I'm on record on a social network arguing, in terms of race relations, that "in the United States, there has been VAST progress. Yes, there are still pockets of ignorance (and unwarranted 'fear') ... but they are shallower pockets, at this juncture in history, than in many other countries" and,

"To refute this, or keep trying to suggest otherwise, is as irresponsible as it is inaccurate"
(December 2014).

Now, six months later, in the wake, and midst still, of Treyvon Martin, Michael Brown, Eric Garner, Walter Scott, Freddie Gray and Baltimore ... New York City cop killings, Texas chainsaw pool parties ...


This Stooge of the South, showering pure racial hatred ... my revised verdict is in:

The U.S. seems no further along than the early/mid-20th century, if not the 19th, in its white and black dynamic:  its overall preference for segregation, its deep-rooted fear and mistrust of 'the other'; the tangible efforts that have been made, too often couched in a language of equality ... "affirmative action" and fulfilling of quotas, if not demands ... instead of, and at the expense of, inclusion or actual integration.

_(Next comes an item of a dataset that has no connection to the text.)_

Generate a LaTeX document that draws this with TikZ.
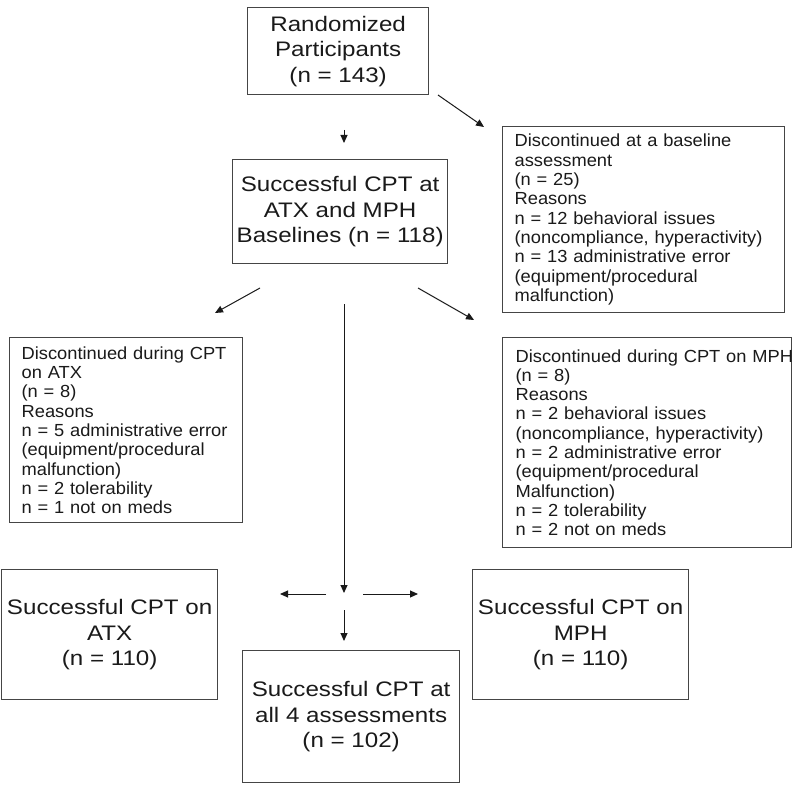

Americans don't seem to want to be integrated.  U.S. institutions, societal fabrics, don't -- in fact, won't, and refuse to -- support it.

Awareness -- thoughts, recognition -- are one thing.  Action, and actual change, are another.  As with Old Man Sterling (or Stormin' Norm Glovsky), these must go hand in hand before premature judgments get handed down.  I don't believe Donald Sterling is "racist".

I no longer believe the United States has made substantive progress in terms of race.